Und selbst jetzt in Zeiten von Ausgangs- oder Kontaktsperre gibt es zwar keine Live-Erlebnisse vor Ort, das heißt aber nicht, dass alles ruht. Im Zeitalter der sozialen Medien weicht Carlos Prieto gerne auf auf seine Instagram-Plattform aus. Auf der stehen wöchentlich eine Stunde lang bekannte Handballer zur Verfügung: Spaniens Idol Raul Enterrios oder Welthandballer Mikel Hansen waren schon dabei - und die Liste der Kandidaten ist noch lang. Dabei geht es dann nicht um banale Fragen, nach dem schönsten oder wichtigsten Tor, es darf schon ein bisschen tiefgründiger sein. Der Fair-Play-Gedanke spielt eine Rolle oder mentale Probleme für die Profis, wenn jetzt der Spielbetrieb ruht. Die Gesprächsrunden werden in Englisch, Spanisch oder auch Deutsch abgehalten und die zugeschalteten Schüler können oder besser sollen auch Fragen stellen, etwa: „Wie schaffen es Spieler, mit Druck umzugehen?“, erzählt Prieto.

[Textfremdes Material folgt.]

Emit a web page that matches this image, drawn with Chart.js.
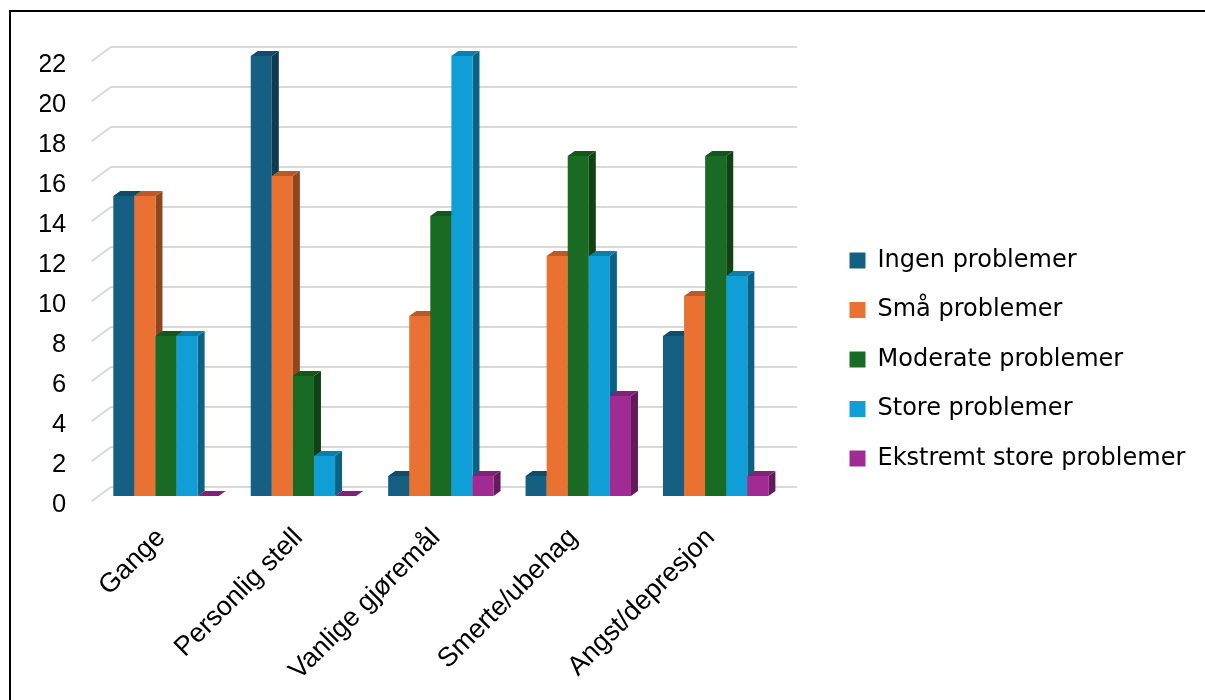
<!DOCTYPE html>
<html>
<head>
<meta charset="utf-8">
<title>Helseproblemer</title>
<script src="https://cdn.jsdelivr.net/npm/chart.js@4.4.1/dist/chart.umd.min.js"></script>
<style>
  html, body { margin: 0; padding: 0; background: #fff; overflow: hidden; }
  #wrap { position: relative; width: 1205px; height: 700px; }
  #frame {
    position: absolute; left: 9px; top: 10px; width: 1400px; height: 900px;
    border: 2px solid #000; box-sizing: border-box; pointer-events: none;
  }
</style>
</head>
<body>
<div id="wrap">
  <canvas id="chart" width="1205" height="700"></canvas>
  <div id="frame"></div>
</div>
<script>
// Categories and answer counts per problem level
const categories = ['Gange', 'Personlig stell', 'Vanlige gjøremål', 'Smerte/ubehag', 'Angst/depresjon'];
const seriesNames = ['Ingen problemer', 'Små problemer', 'Moderate problemer', 'Store problemer', 'Ekstremt store problemer'];
const ingenProblemer    = [15, 22, 1, 1, 8];
const smaaProblemer     = [15, 16, 9, 12, 10];
const moderateProblemer = [8, 6, 14, 17, 17];
const storeProblemer    = [8, 2, 22, 12, 11];
const ekstremtStore     = [0, 0, 1, 5, 1];
const yMax = 22;
const yStep = 2;

const seriesColors = ['#156082', '#E97132', '#196B24', '#0F9ED5', '#A02B93'];
const seriesValues = [ingenProblemer, smaaProblemer, moderateProblemer, storeProblemer, ekstremtStore];

// depth of each bar prism and of the floor/wall box (pixels)
const BAR_DEPTH = { dx: 7, dy: -5 };
const WALL_BACK = { dx: 13.7, dy: -9 };
const WALL_FRONT = { dx: -5.8, dy: 5.3 };

// legend geometry
const LEGEND_FONT = { family: 'DejaVu Sans', size: 24 };
const LEGEND_BOX = 16;
const LEGEND_PAD = 25.5;
const LEGEND_LEFT = 824;
const CANVAS_W = 1205;

// width the legend needs for its longest entry
const measureCtx = document.createElement('canvas').getContext('2d');
measureCtx.font = `${LEGEND_FONT.size}px "${LEGEND_FONT.family}"`;
const longestLabel = Math.max(...seriesNames.map(s => measureCtx.measureText(s).width));
const legendWidth = Math.ceil(LEGEND_PAD + LEGEND_BOX + LEGEND_FONT.size / 2 + longestLabel + 10) - 2;

function shade(hex, f) {
  const n = parseInt(hex.slice(1), 16);
  const r = Math.round(((n >> 16) & 255) * f);
  const g = Math.round(((n >> 8) & 255) * f);
  const b = Math.round((n & 255) * f);
  return `rgb(${r},${g},${b})`;
}

// Draws the gridline walls, then every bar as a small prism, left to right
const prismBars = {
  id: 'prismBars',
  beforeDatasetsDraw(chart) {
    const { ctx, chartArea: a } = chart;
    const yScale = chart.scales.y;
    ctx.save();

    ctx.strokeStyle = '#d9d9d9';
    ctx.lineWidth = 2;
    yScale.ticks.forEach(t => {
      const py = yScale.getPixelForValue(t.value);
      ctx.beginPath();
      ctx.moveTo(a.left + WALL_FRONT.dx, py + WALL_FRONT.dy);
      ctx.lineTo(a.left + WALL_BACK.dx, py + WALL_BACK.dy);
      ctx.lineTo(a.right + WALL_BACK.dx - 1, py + WALL_BACK.dy);
      ctx.stroke();
    });

    const metas = chart.data.datasets.map((_, i) => chart.getDatasetMeta(i));
    for (let j = 0; j < categories.length; j++) {
      metas.forEach((meta, i) => {
        const el = meta.data[j];
        if (!el) return;
        const { x, y, base, width } = el.getProps(['x', 'y', 'base', 'width'], true);
        const l = x - width / 2, r = x + width / 2;
        const top = Math.min(y, base), bot = Math.max(y, base);
        const c = seriesColors[i];
        const { dx, dy } = BAR_DEPTH;

        // right side face
        ctx.fillStyle = shade(c, 0.62);
        ctx.beginPath();
        ctx.moveTo(r, top); ctx.lineTo(r + dx, top + dy);
        ctx.lineTo(r + dx, bot + dy); ctx.lineTo(r, bot);
        ctx.closePath(); ctx.fill();

        // top face
        ctx.fillStyle = shade(c, 0.8);
        ctx.beginPath();
        ctx.moveTo(l, top); ctx.lineTo(l + dx, top + dy);
        ctx.lineTo(r + dx, top + dy); ctx.lineTo(r, top);
        ctx.closePath(); ctx.fill();

        // front face
        ctx.fillStyle = c;
        ctx.fillRect(l, top, r - l, bot - top);
      });
    }
    ctx.restore();
    return false;
  }
};

const datasets = seriesNames.map((name, i) => ({
  label: name,
  data: seriesValues[i],
  backgroundColor: seriesColors[i],
  borderWidth: 0
}));

new Chart(document.getElementById('chart'), {
  type: 'bar',
  data: { labels: categories, datasets },
  options: {
    responsive: false,
    animation: false,
    events: [],
    categoryPercentage: 0.767,
    barPercentage: 1,
    layout: { padding: { left: 40, top: 56, right: CANVAS_W - LEGEND_LEFT - legendWidth, bottom: 0 } },
    plugins: {
      tooltip: { enabled: false },
      legend: {
        position: 'right',
        align: 'end',
        fullSize: false,
        maxWidth: legendWidth,
        labels: {
          font: LEGEND_FONT,
          color: '#000',
          boxWidth: LEGEND_BOX,
          boxHeight: LEGEND_BOX,
          padding: LEGEND_PAD
        }
      }
    },
    scales: {
      x: {
        grid: { display: false, drawTicks: false },
        border: { display: false },
        ticks: {
          autoSkip: false,
          minRotation: 45,
          maxRotation: 45,
          padding: 26,
          labelOffset: -5,
          color: '#000',
          font: { family: 'Liberation Sans', size: 27 }
        },
        afterFit(scale) { scale.height = 204; }
      },
      y: {
        min: 0,
        max: yMax,
        grid: { display: false, drawTicks: false },
        border: { display: false },
        ticks: {
          stepSize: yStep,
          padding: 31,
          labelOffset: 8.5,
          color: '#000',
          font: { family: 'Liberation Sans', size: 25.5 }
        },
        afterFit(scale) { scale.width = 57.3; }
      },
      legendGap: {
        type: 'linear',
        position: 'right',
        display: true,
        grid: { display: false, drawTicks: false },
        border: { display: false },
        ticks: { display: false },
        afterFit(scale) { scale.width = 39.6; }
      }
    }
  },
  plugins: [prismBars]
});
</script>
</body>
</html>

Zurück zum TVB: Auch wenn das Projekt ruht, spenden Spieler und Angestellte selbstredend weiter ein Prozent des Gehalts: Das Geld geht nun zum Beispiel an die Tafel in Waiblingen, „die aktuell darunter leidet, dass sie wenig Lebensmittel zur Verfügung gestellt bekommt“, wie Trainer und Geschäftsführer Jürgen Schweikardt erklärt.

Wie lange das noch andauert? Die Antwort übersteigt die Kompetenz der Sportler. Prieto: „Ich hoffe, dass alles schnell vorüber ist, aber ich bin auch skeptisch.“ In Sachen Corona – nicht, was sein Projekt angeht.